И, закурив трубку, хлопнул лошадь плетью и поскакал в другое место проповедывать пришествие кривды на землю.

Тотчас по его отъезде начался неистовый хохот парней, баб и мужиков. И было веселие велие…

– Ах, ты… – чихая от смеху и покачивая головою, говорил добродушный, простенький мужичок, указывая рукою по направлению удалявшегося урядника. – Приехал с каким приказом – чтобы всему миру помирать!..

– Ха-ха-ха! – покатывалась толпа.

– А Мироныч-то, Мироныч-то! заяц, говорит, выскочил у него из сумки-то!..

– Да под столб-от убёг заяц-то!

– Ха-ха-ха…

Тут я познакомился с учителем, и вместе с ним мы долго пробыли в развеселившейся толпе. Среди всевозможных насмешек мне случайно пришлось услыхать кое-что серьезное.
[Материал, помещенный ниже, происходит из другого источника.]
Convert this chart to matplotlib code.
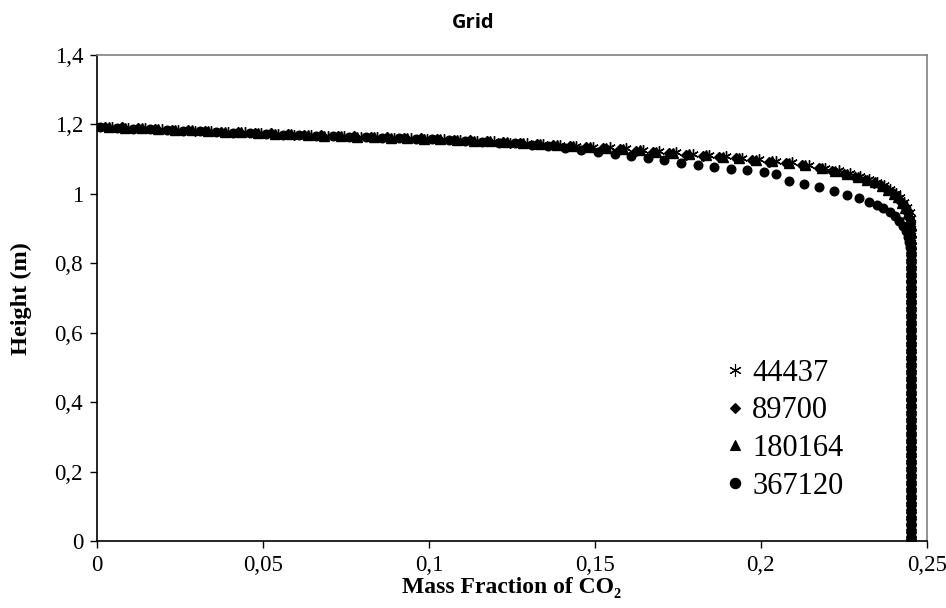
import matplotlib
matplotlib.use("Agg")
import matplotlib.pyplot as plt
from matplotlib.lines import Line2D

# grid sizes (legend labels)
labels = ["44437", "89700", "180164", "367120"]

# 44437 cells
x_44437 = [0.0045, 0.0095, 0.0145, 0.0195, 0.0245, 0.0295, 0.0345, 0.0395, 0.0445, 0.0495,
           0.0545, 0.0595, 0.0645, 0.0695, 0.0745, 0.0795, 0.0845, 0.0895, 0.0945, 0.0995,
           0.1045, 0.1095, 0.1145, 0.1195, 0.1245, 0.1295, 0.1345, 0.1395, 0.1445, 0.1495,
           0.1545, 0.1595, 0.1645, 0.1695, 0.1745, 0.1795, 0.1845, 0.1895, 0.1945, 0.1995,
           0.2045, 0.2095, 0.2145, 0.2195,
           0.2235, 0.2270, 0.2300, 0.2327, 0.2351, 0.2372, 0.2391, 0.2407, 0.2421, 0.2433,
           0.2442, 0.2449, 0.2453, 0.2454, 0.2454, 0.2454, 0.2453]
y_44437 = [1.193, 1.191, 1.189, 1.187, 1.184, 1.182, 1.180, 1.178, 1.177, 1.175,
           1.173, 1.171, 1.170, 1.168, 1.167, 1.165, 1.164, 1.162, 1.161, 1.159,
           1.157, 1.155, 1.153, 1.151, 1.148, 1.146, 1.143, 1.140, 1.137, 1.135,
           1.134, 1.131, 1.127, 1.124, 1.120, 1.116, 1.112, 1.108, 1.104, 1.100,
           1.096, 1.091, 1.083, 1.075,
           1.068, 1.060, 1.052, 1.044, 1.035, 1.025, 1.015, 1.004, 0.992, 0.978,
           0.963, 0.948, 0.930, 0.912, 0.893, 0.874, 0.857]

# 89700 cells
x_89700 = [0.0025, 0.0075, 0.0125, 0.0175, 0.0225, 0.0275, 0.0325, 0.0375, 0.0425, 0.0475,
           0.0525, 0.0575, 0.0625, 0.0675, 0.0725, 0.0775, 0.0825, 0.0875, 0.0925, 0.0975,
           0.1025, 0.1075, 0.1125, 0.1175, 0.1225, 0.1275, 0.1325, 0.1375, 0.1425, 0.1475,
           0.1525, 0.1575, 0.1625, 0.1675, 0.1725, 0.1775, 0.1825, 0.1875, 0.1925, 0.1975,
           0.2025, 0.2075, 0.2125, 0.2175,
           0.2215, 0.2250, 0.2285, 0.2315, 0.2340, 0.2362, 0.2382, 0.2398, 0.2412, 0.2424,
           0.2435, 0.2443, 0.2448, 0.2451, 0.2452, 0.2452, 0.2452]
y_89700 = [1.194, 1.192, 1.190, 1.187, 1.185, 1.183, 1.181, 1.179, 1.177, 1.176,
           1.174, 1.172, 1.170, 1.169, 1.167, 1.166, 1.164, 1.163, 1.161, 1.160,
           1.158, 1.156, 1.154, 1.151, 1.149, 1.147, 1.144, 1.141, 1.138, 1.135,
           1.131, 1.128, 1.125, 1.121, 1.117, 1.113, 1.110, 1.106, 1.102, 1.098,
           1.093, 1.088, 1.082, 1.074,
           1.067, 1.058, 1.050, 1.041, 1.032, 1.024, 1.012, 1.002, 0.991, 0.976,
           0.961, 0.946, 0.930, 0.912, 0.895, 0.875, 0.860]

# 180164 cells
x_180164 = [0.0035, 0.0085, 0.0135, 0.0185, 0.0235, 0.0285, 0.0335, 0.0385, 0.0435, 0.0485,
            0.0535, 0.0585, 0.0635, 0.0685, 0.0735, 0.0785, 0.0835, 0.0885, 0.0935, 0.0985,
            0.1035, 0.1085, 0.1135, 0.1185, 0.1235, 0.1285, 0.1335, 0.1385, 0.1435, 0.1485,
            0.1535, 0.1585, 0.1635, 0.1685, 0.1735, 0.1785, 0.1835, 0.1885, 0.1935, 0.1985,
            0.2035, 0.2085, 0.2135, 0.2185,
            0.2225, 0.2260, 0.2292, 0.2320, 0.2345, 0.2366, 0.2385, 0.2401, 0.2414, 0.2426,
            0.2436, 0.2444, 0.2449, 0.2452, 0.2452, 0.2452, 0.2452]
y_180164 = [1.193, 1.191, 1.189, 1.187, 1.185, 1.183, 1.181, 1.179, 1.177, 1.175,
            1.173, 1.172, 1.170, 1.168, 1.167, 1.165, 1.164, 1.162, 1.161, 1.159,
            1.157, 1.155, 1.153, 1.151, 1.149, 1.147, 1.144, 1.141, 1.138, 1.135,
            1.133, 1.129, 1.126, 1.122, 1.119, 1.115, 1.111, 1.107, 1.103, 1.099,
            1.095, 1.090, 1.082, 1.074,
            1.066, 1.058, 1.050, 1.041, 1.033, 1.022, 1.012, 1.001, 0.990, 0.975,
            0.960, 0.945, 0.928, 0.910, 0.890, 0.870, 0.855]

# 367120 cells (note the gap near 0.206)
x_367120 = [0.001, 0.006, 0.011, 0.016, 0.021, 0.026, 0.031, 0.036, 0.041, 0.046,
            0.051, 0.056, 0.061, 0.066, 0.071, 0.076, 0.081, 0.086, 0.091, 0.096,
            0.101, 0.106, 0.111, 0.116, 0.121, 0.126, 0.131, 0.136, 0.141, 0.146,
            0.151, 0.156, 0.161, 0.166, 0.171, 0.176, 0.181, 0.186, 0.191, 0.196,
            0.201, 0.2045,
            0.2085, 0.2130, 0.2175, 0.2220, 0.2260, 0.2295, 0.2325, 0.2350, 0.2370, 0.2390,
            0.2405, 0.2418, 0.2428, 0.2437, 0.2443, 0.2448, 0.2451]
y_367120 = [1.193, 1.190, 1.188, 1.186, 1.184, 1.182, 1.180, 1.178, 1.176, 1.174,
            1.172, 1.171, 1.169, 1.167, 1.166, 1.164, 1.163, 1.161, 1.160, 1.158,
            1.157, 1.154, 1.152, 1.150, 1.148, 1.146, 1.142, 1.138, 1.133, 1.127,
            1.121, 1.115, 1.109, 1.103, 1.097, 1.090, 1.084, 1.078, 1.073, 1.068,
            1.062, 1.057,
            1.037, 1.028, 1.019, 1.009, 0.998, 0.988, 0.978, 0.968, 0.959, 0.948,
            0.936, 0.922, 0.907, 0.892, 0.877, 0.862, 0.848]

# vertical part along the wall, shared by all grids
wall_x = 0.2452
wall_y = [0.005, 0.025, 0.045, 0.065, 0.085, 0.105, 0.125, 0.145, 0.165, 0.185,
          0.205, 0.225, 0.245, 0.265, 0.285, 0.305, 0.325, 0.345, 0.365, 0.385,
          0.405, 0.425, 0.445, 0.465, 0.485, 0.505, 0.525, 0.545, 0.565, 0.585,
          0.605, 0.625, 0.645, 0.665, 0.685, 0.705, 0.725, 0.745, 0.765, 0.785,
          0.805, 0.825, 0.845]

xticks = [0, 0.05, 0.1, 0.15, 0.2, 0.25]
xtick_labels = ["0", "0,05", "0,1", "0,15", "0,2", "0,25"]
yticks = [0, 0.2, 0.4, 0.6, 0.8, 1.0, 1.2, 1.4]
ytick_labels = ["0", "0,2", "0,4", "0,6", "0,8", "1", "1,2", "1,4"]

serif = ["Liberation Serif", "DejaVu Serif"]
markers = [(6, 2, 0), "D", "^", "o"]
sizes = [7.5, 4.6, 6.5, 6.2]

fig = plt.figure(figsize=(9.46, 6.08), dpi=100)
ax = fig.add_axes([0.1025, 0.110, 0.877, 0.7995])

series = [(x_44437, y_44437), (x_89700, y_89700), (x_180164, y_180164), (x_367120, y_367120)]
order = [3, 1, 2, 0]
for i in order:
    xs, ys = series[i]
    ax.plot(list(xs) + [wall_x] * len(wall_y), list(ys) + wall_y, linestyle="none",
            marker=markers[i], markersize=sizes[i], color="black",
            markeredgecolor="black", markeredgewidth=1.0, zorder=3 + i)

ax.set_xlim(0, 0.25)
ax.set_ylim(0, 1.4)
ax.set_xticks(xticks)
ax.set_xticklabels(xtick_labels, family=serif, fontsize=16.5)
ax.set_yticks(yticks)
ax.set_yticklabels(ytick_labels, family=serif, fontsize=16.5)
ax.tick_params(direction="out", length=5, width=1, color="black", pad=5)

for side in ["left", "bottom"]:
    ax.spines[side].set_color("black")
    ax.spines[side].set_linewidth(1.2)
for side in ["top", "right"]:
    ax.spines[side].set_color("#808080")
    ax.spines[side].set_linewidth(1.2)

ax.set_xlabel("Mass Fraction of CO₂", family=serif, fontsize=17, fontweight="bold", labelpad=1)
ax.set_ylabel("Height (m)", family=serif, fontsize=17.5, fontweight="bold", labelpad=16)
fig.text(0.5, 0.962, "Grid", ha="center", va="center", family=["Open Sans", "DejaVu Sans"],
         fontsize=14.5, fontweight="bold")

handles = [Line2D([], [], linestyle="none", marker=markers[i], markersize=sizes[i] * 1.2,
                  color="black", markeredgewidth=0.8) for i in range(4)]
ax.legend(handles, labels, loc="upper left", bbox_to_anchor=(0.74, 0.40),
          frameon=False, prop={"family": serif, "size": 22},
          handlelength=0.8, handletextpad=0.15, labelspacing=0.28, borderaxespad=0)

fig.savefig("out.png", dpi=100)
– Болезнь происходит от худого человека, а не от навозу! – сурово рассуждал какой-то почтенный человек: – вон в Сырейке кто пустил на овец мор? Буканиха, солдатка, известное дело.

– Дело явное!

– Тут не крышу раскрывать, а долбануть по затылку – вот и все!

– А то что же? Нешто возможно этаких злодеев на свете держать? За это ни на небе, ни на земле взыску нет…

– Ишь ты! Морозьте, говорит, скотину… для здоровья!